- [Your instructions] Look through the data below and output, unchanged, every line from the one holding "Convert this diagram to TikZ code." through the one holding "(cimname) at ([yshift=-0.72cm]cim.north)", inclusive. Skip the pictures.

- [Supplied material]

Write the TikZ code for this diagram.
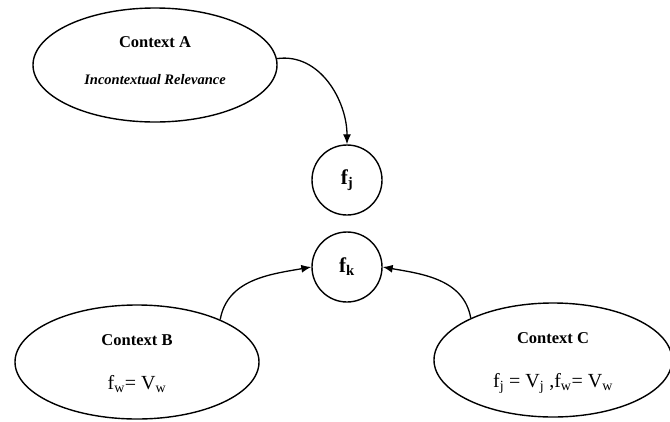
\documentclass[tikz,border=0pt]{standalone}
\usepackage{fontspec}
\setmainfont{Liberation Serif}
\usetikzlibrary{shapes.geometric,arrows.meta}
\begin{document}
\begin{tikzpicture}[x=1pt,y=-1pt,
  ctx/.style={draw, ellipse, line width=1.4pt, inner sep=0pt,
              minimum width=244pt, minimum height=114pt},
  feat/.style={draw, circle, line width=1.4pt, inner sep=0pt,
               minimum size=70pt, font=\fontsize{21}{24}\selectfont\bfseries},
  title/.style={font=\fontsize{16.5}{19}\selectfont\bfseries},
  eqn/.style={font=\fontsize{20}{24}\selectfont},
  link/.style={line width=1.3pt, -{Latex[length=10pt,width=8pt]}}]
  \useasboundingbox (0,0) rectangle (670,421);

  % contexts
  \node[ctx] (A) at (155,65) {};
  \node[title] (At) at (155,42) {Context A};
  \node[font=\fontsize{14.5}{17}\selectfont\bfseries\itshape] (Ad) at (155,80) {Incontextual Relevance};

  \node[ctx] (B) at (137,362) {};
  \node[title] (Bt) at (137,340) {Context B};
  \node[eqn] (Bd) at (137,384) {f\textsubscript{w}= V\textsubscript{w}};

  \node[ctx, minimum width=238pt] (C) at (553,360) {};
  \node[title] (Ct) at (553,338) {Context C};
  \node[eqn] (Cd) at (553,383) {f\textsubscript{j} = V\textsubscript{j} ,f\textsubscript{w}= V\textsubscript{w}};

  % features
  \node[feat] (fj) at (347,180) {f\textsubscript{j}};
  \node[feat] (fk) at (347,267) {f\textsubscript{k}};

  % influences
  \draw[link] (A.3) to[out=8, in=90] (fj.north);
  \draw[link] (B.27) to[out=80, in=190] (fk.west);
  \draw[link] (C.153) to[out=100, in=-10] (fk.east);
\end{tikzpicture}
\end{document}
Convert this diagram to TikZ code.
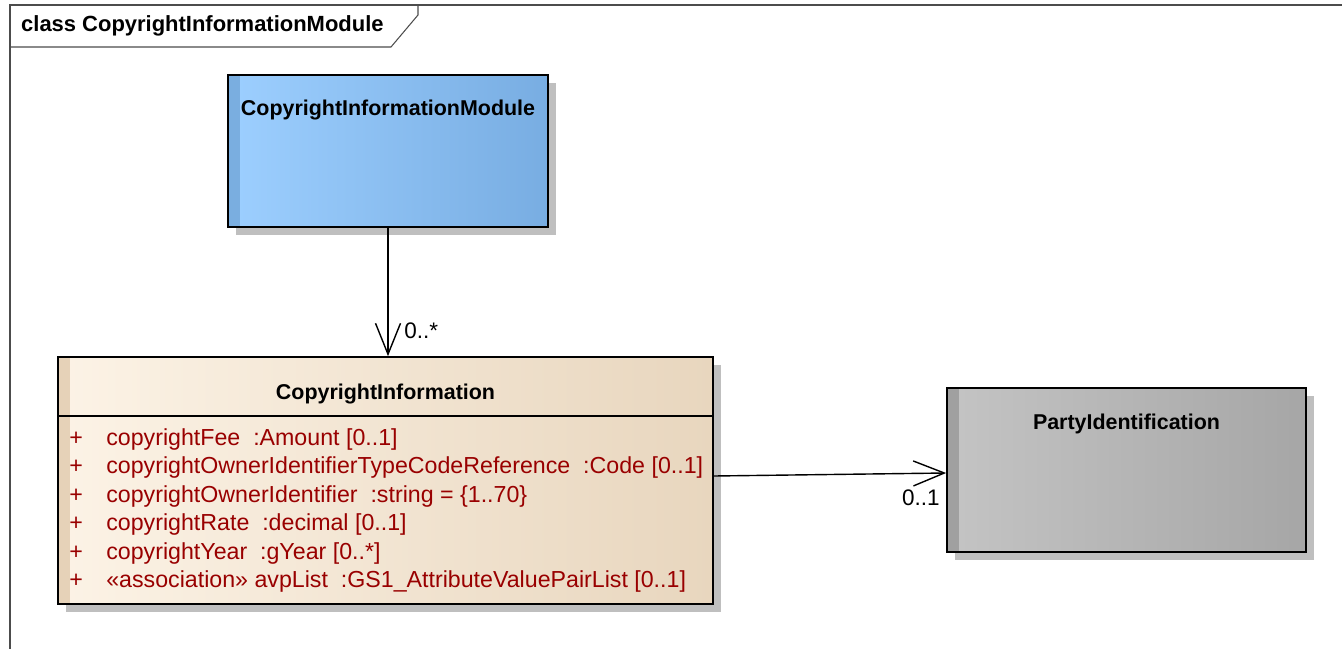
\documentclass[tikz,border=0pt]{standalone}
\usepackage{fontspec}
\setmainfont{Liberation Sans}
\usepackage{tikz}
\usetikzlibrary{positioning, arrows.meta, shadows}

\definecolor{modleft}{HTML}{9DCFFF}
\definecolor{modmid}{HTML}{95C7FA}
\definecolor{modright}{HTML}{78ADE2}
\definecolor{modstrip}{HTML}{7AAEE0}
\definecolor{clsleft}{HTML}{FCF3E6}
\definecolor{clsmid}{HTML}{F5E8D6}
\definecolor{clsright}{HTML}{E8D6BE}
\definecolor{clsstrip}{HTML}{E6D2B8}
\definecolor{extleft}{HTML}{C4C4C4}
\definecolor{extmid}{HTML}{BDBDBD}
\definecolor{extright}{HTML}{A6A6A6}
\definecolor{extstrip}{HTML}{A0A0A0}
\definecolor{attrred}{HTML}{990000}

\begin{document}
\begin{tikzpicture}[x=0.02cm, y=-0.02cm,
    umlbox/.style={rectangle, draw=black, line width=1pt, inner sep=0pt,
      drop shadow={shadow xshift=0.16cm, shadow yshift=-0.16cm, fill=black!25, opacity=1}},
    strip/.style={path picture={\fill[#1] (path picture bounding box.south west)
      rectangle ([xshift=0.24cm]path picture bounding box.north west);}},
    ctitle/.style={font=\fontsize{12.2}{14}\selectfont\bfseries},
    attr/.style={font=\fontsize{13.2}{16.2}\selectfont, text=attrred, align=left, inner sep=0pt},
    mult/.style={font=\fontsize{12.8}{14}\selectfont, inner sep=0pt},
    assoc/.style={-{Straight Barb[length=0.62cm, width=0.5cm]}, line width=0.8pt},
    frame/.style={draw=black!70, line width=0.6pt},
  ]
    \useasboundingbox (0,0) rectangle (1342,649);

    % diagram frame
    \draw[frame] (1342,5) -- (10,5) -- (10,649);
    \draw[frame] (10,47) -- (391,47) -- (418,15) -- (418,5);
    \node[ctitle, font=\fontsize{12.5}{14}\selectfont\bfseries, anchor=west] (frametitle) at (15,26)
      {class CopyrightInformationModule};

    % classes
    \node[umlbox, left color=modleft, middle color=modmid, right color=modright, strip=modstrip,
      minimum width=6.4cm, minimum height=3.04cm] (cim) at (388,151) {};
    \node[ctitle] (cimname) at ([yshift=-0.72cm]cim.north) {CopyrightInformationModule};

    \node[umlbox, left color=clsleft, middle color=clsmid, right color=clsright, strip=clsstrip,
      minimum width=13.1cm, minimum height=4.94cm] (ci) at (385.5,480.5) {};
    \node[ctitle] (ciname) at ([yshift=-0.76cm]ci.north) {CopyrightInformation};
    \draw[line width=1pt] ([yshift=-1.2cm]ci.north west) -- ([yshift=-1.2cm]ci.north east);
    \node[attr, anchor=north west] (ciattrs) at (69,428)
      {\makebox[0.74cm][l]{+}copyrightFee\ \ :Amount [0..1]\\
       \makebox[0.74cm][l]{+}copyrightOwnerIdentifierTypeCodeReference\ \ :Code [0..1]\\
       \makebox[0.74cm][l]{+}copyrightOwnerIdentifier\ \ :string = \{1..70\}\\
       \makebox[0.74cm][l]{+}copyrightRate\ \ :decimal [0..1]\\
       \makebox[0.74cm][l]{+}copyrightYear\ \ :gYear [0..*]\\
       \makebox[0.74cm][l]{+}«association» avpList\ \ :GS1\_AttributeValuePairList [0..1]};

    \node[umlbox, left color=extleft, middle color=extmid, right color=extright, strip=extstrip,
      minimum width=7.18cm, minimum height=3.28cm] (pid) at (1126.5,470) {};
    \node[ctitle] (pidname) at ([yshift=-0.74cm]pid.north) {PartyIdentification};

    % associations
    \draw[assoc] (cim.south) -- (cim.south |- ci.north);
    \node[mult, anchor=west] (multci) at (404,331) {0..*};
    \draw[assoc] ([yshift=0.09cm]ci.east) -- ([yshift=-0.06cm]pid.west);
    \node[mult, anchor=east] (multpid) at (940,498) {0..1};
  \end{tikzpicture}
\end{document}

- [Exercise output]
Convert this diagram to TikZ code.
\documentclass[tikz,border=0pt]{standalone}
\usepackage{fontspec}
\setmainfont{Liberation Sans}
\usepackage{tikz}
\usetikzlibrary{positioning, arrows.meta, shadows}

\definecolor{modleft}{HTML}{9DCFFF}
\definecolor{modmid}{HTML}{95C7FA}
\definecolor{modright}{HTML}{78ADE2}
\definecolor{modstrip}{HTML}{7AAEE0}
\definecolor{clsleft}{HTML}{FCF3E6}
\definecolor{clsmid}{HTML}{F5E8D6}
\definecolor{clsright}{HTML}{E8D6BE}
\definecolor{clsstrip}{HTML}{E6D2B8}
\definecolor{extleft}{HTML}{C4C4C4}
\definecolor{extmid}{HTML}{BDBDBD}
\definecolor{extright}{HTML}{A6A6A6}
\definecolor{extstrip}{HTML}{A0A0A0}
\definecolor{attrred}{HTML}{990000}

\begin{document}
\begin{tikzpicture}[x=0.02cm, y=-0.02cm,
    umlbox/.style={rectangle, draw=black, line width=1pt, inner sep=0pt,
      drop shadow={shadow xshift=0.16cm, shadow yshift=-0.16cm, fill=black!25, opacity=1}},
    strip/.style={path picture={\fill[#1] (path picture bounding box.south west)
      rectangle ([xshift=0.24cm]path picture bounding box.north west);}},
    ctitle/.style={font=\fontsize{12.2}{14}\selectfont\bfseries},
    attr/.style={font=\fontsize{13.2}{16.2}\selectfont, text=attrred, align=left, inner sep=0pt},
    mult/.style={font=\fontsize{12.8}{14}\selectfont, inner sep=0pt},
    assoc/.style={-{Straight Barb[length=0.62cm, width=0.5cm]}, line width=0.8pt},
    frame/.style={draw=black!70, line width=0.6pt},
  ]
    \useasboundingbox (0,0) rectangle (1342,649);

    % diagram frame
    \draw[frame] (1342,5) -- (10,5) -- (10,649);
    \draw[frame] (10,47) -- (391,47) -- (418,15) -- (418,5);
    \node[ctitle, font=\fontsize{12.5}{14}\selectfont\bfseries, anchor=west] (frametitle) at (15,26)
      {class CopyrightInformationModule};

    % classes
    \node[umlbox, left color=modleft, middle color=modmid, right color=modright, strip=modstrip,
      minimum width=6.4cm, minimum height=3.04cm] (cim) at (388,151) {};
    \node[ctitle] (cimname) at ([yshift=-0.72cm]cim.north) {CopyrightInformationModule};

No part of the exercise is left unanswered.